Even though I took all the photos I needed for the challenge in Norway, and was very eager to share the result online too, I waited before posting anything. I had a lot of photos for the challenge and needed to narrow down the number. I also had no idea what was the right number. So I spent a lot of time looking at my photos before making any decision about which were the ones that would be part of the series. I often take (at least) a few days before making choices about what will make its way online, but here it’s been longer than usual. While the goal of the challenge was to make four photos, I haven’t been able to go below eight.
The last thing that was missing was making decisions regarding post-processing. I enjoy taking photos or looking at them, but I don’t like spending a lot of time on my computer post-processing them. Most of my photos are edited the same way with some custom Lightroom presets and a few adjustments to fix the exposure and increase a little bit the contrast. Overall it’s probably the only thing that was really consistent throughout all my photos. But here I wanted to take my time and make more efforts in order to give a coherent and specific feel to the series. In particular I’ve been particularly careful about the color tone of the photos. I wanted to keep the quite punchy colors I give to all my photos, but on the other hand I wanted to give them a kind of desaturated/aged look.
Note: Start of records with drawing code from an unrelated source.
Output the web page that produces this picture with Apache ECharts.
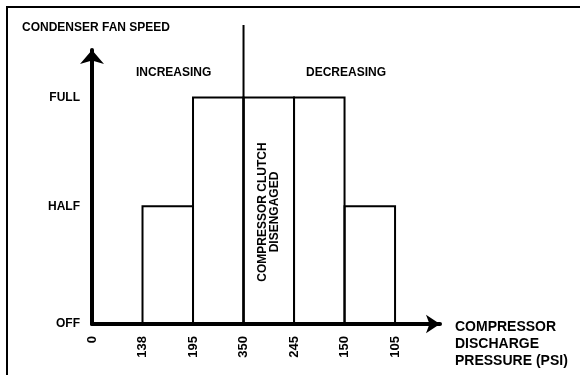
<!DOCTYPE html>
<html>
<head>
<meta charset="utf-8">
<script src="https://cdn.jsdelivr.net/npm/echarts@6/dist/echarts.min.js"></script>
<style>
html,body{margin:0;padding:0;background:#fff;}
#chart{width:580px;height:375px;}
</style>
</head>
<body>
<div id="chart"></div>
<script>
// Tick labels along the pressure axis (PSI), in drawing order
const pressureLabels = ['0', '138', '195', '350', '245', '150', '105'];
// Fan speed levels and their names
const speedNames = ['OFF', 'HALF', 'FULL'];
const speedLevels = [0, 52, 100];
// Fan speed for each band between consecutive pressure ticks
const bandSpeeds = [0, 52, 100, 100, 100, 52];
// Clutch-disengage divider position (tick index) and its height
const dividerIndex = 3;
const dividerTop = 132;

const FONT = 'Liberation Sans';
const chart = echarts.init(document.getElementById('chart'), null, {renderer: 'canvas'});

const option = {
  backgroundColor: '#fff',
  animation: false,
  title: {
    text: 'CONDENSER FAN SPEED',
    left: 22,
    top: 22,
    padding: 0,
    textStyle: {fontFamily: FONT, fontWeight: 'bold', fontSize: 12, color: '#000'}
  },
  grid: {left: 92, top: 50, right: 140, bottom: 51, containLabel: false},
  xAxis: {
    type: 'value',
    min: 0,
    max: 6.89,
    interval: 1,
    axisLine: {
      show: true,
      symbol: ['none', 'arrow'],
      symbolSize: [14, 14],
      lineStyle: {color: '#000', width: 4}
    },
    axisTick: {show: false},
    splitLine: {show: false},
    axisLabel: {
      rotate: 90,
      margin: 12,
      showMaxLabel: false,
      fontFamily: FONT, fontWeight: 'bold', fontSize: 13, color: '#000',
      formatter: function (v) {
        const i = Math.round(v);
        return (Math.abs(v - i) < 1e-6 && pressureLabels[i] !== undefined) ? pressureLabels[i] : '';
      }
    }
  },
  yAxis: {
    type: 'value',
    min: 0,
    max: 121,
    axisLine: {
      show: true,
      symbol: ['none', 'arrow'],
      symbolSize: [18, 14],
      lineStyle: {color: '#000', width: 4}
    },
    axisTick: {show: false},
    splitLine: {show: false},
    axisLabel: {
      customValues: speedLevels,
      margin: 12,
      fontFamily: FONT, fontWeight: 'bold', fontSize: 12, color: '#000',
      formatter: function (v) {
        const i = speedLevels.indexOf(v);
        return i >= 0 ? speedNames[i] : '';
      }
    }
  },
  graphic: [
    {
      type: 'polyline',
      shape: {points: [[7, 375], [7, 7], [580, 7]]},
      style: {stroke: '#000', lineWidth: 2, fill: null},
      silent: true
    },
    {
      type: 'text', left: 136, top: 67,
      style: {text: 'INCREASING', font: 'bold 12px "Liberation Sans"', fill: '#000'}
    },
    {
      type: 'text', left: 306, top: 67,
      style: {text: 'DECREASING', font: 'bold 12px "Liberation Sans"', fill: '#000'}
    },
    {
      type: 'text', x: 269, y: 212, rotation: Math.PI / 2,
      style: {
        text: 'COMPRESSOR CLUTCH\nDISENGAGED',
        font: 'bold 12px "Liberation Sans"', fill: '#000',
        align: 'center', verticalAlign: 'middle', lineHeight: 12
      }
    },
    {
      type: 'text', x: 455, y: 319,
      style: {
        text: 'COMPRESSOR\nDISCHARGE\nPRESSURE (PSI)',
        font: 'bold 14px "Liberation Sans"', fill: '#000',
        align: 'left', verticalAlign: 'top', lineHeight: 17
      }
    }
  ],
  series: [
    {
      type: 'custom',
      data: bandSpeeds.map(function (s, i) { return [i, s]; }),
      renderItem: function (params, api) {
        const i = api.value(0);
        const s = api.value(1);
        if (!s) return null;
        const p0 = api.coord([i, s]);
        const p1 = api.coord([i + 1, 0]);
        return {
          type: 'rect',
          shape: {x: p0[0], y: p0[1], width: p1[0] - p0[0], height: p1[1] - p0[1]},
          style: {fill: null, stroke: '#000', lineWidth: 2}
        };
      },
      z: 1
    },
    {
      type: 'line',
      data: [[dividerIndex, 0], [dividerIndex, dividerTop]],
      symbol: 'none',
      clip: false,
      lineStyle: {color: '#000', width: 2},
      z: 1
    }
  ]
};
chart.setOption(option);
</script>
</body>
</html>
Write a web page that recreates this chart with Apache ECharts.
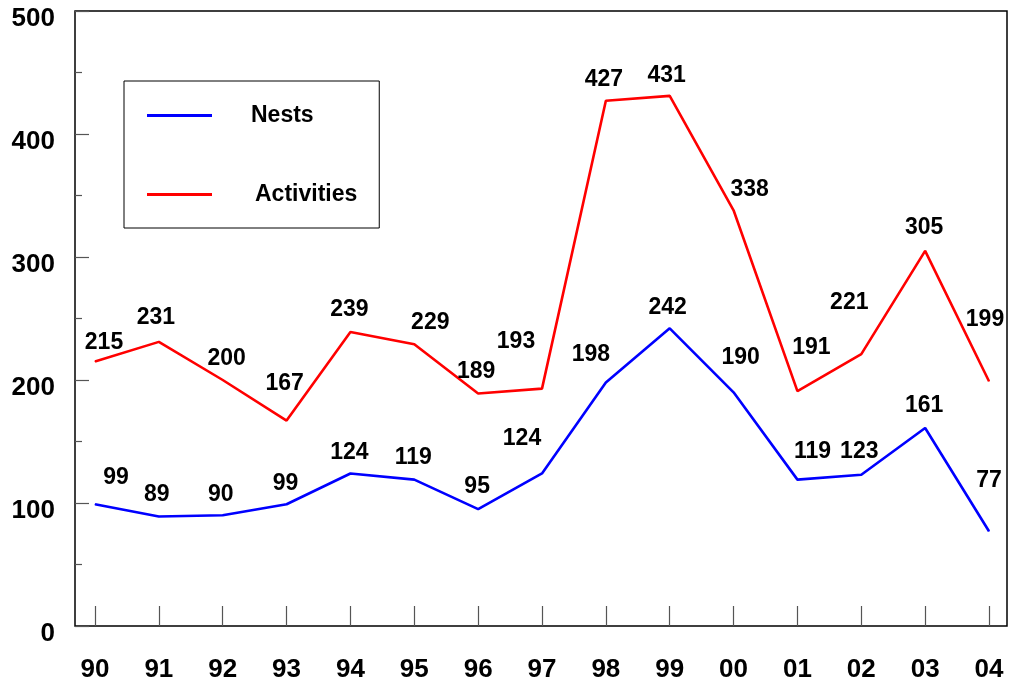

Looking at my photos, I’ve wondered many times (and keep wondering) if I’ve really been successful with respect to the challenge. I have no doubt that all my previous photos are supposed to be happy: they’re about a love story. But was I successful in making them look sad? Similarly are these photos shocking or will they simply look like some funny photos with Woody? I guess it will depend on who will look at the series and how. Because I had this issue since the beginning, I knew I had to end the series with something different. I assumed that a love story is something happy. However all love story do not end well, some even don’t start well. This one in particular, a love story between a cowboy and a bottle of German alcohol, couldn’t end well. That’s why it’s the only photo where Woody doesn’t smile.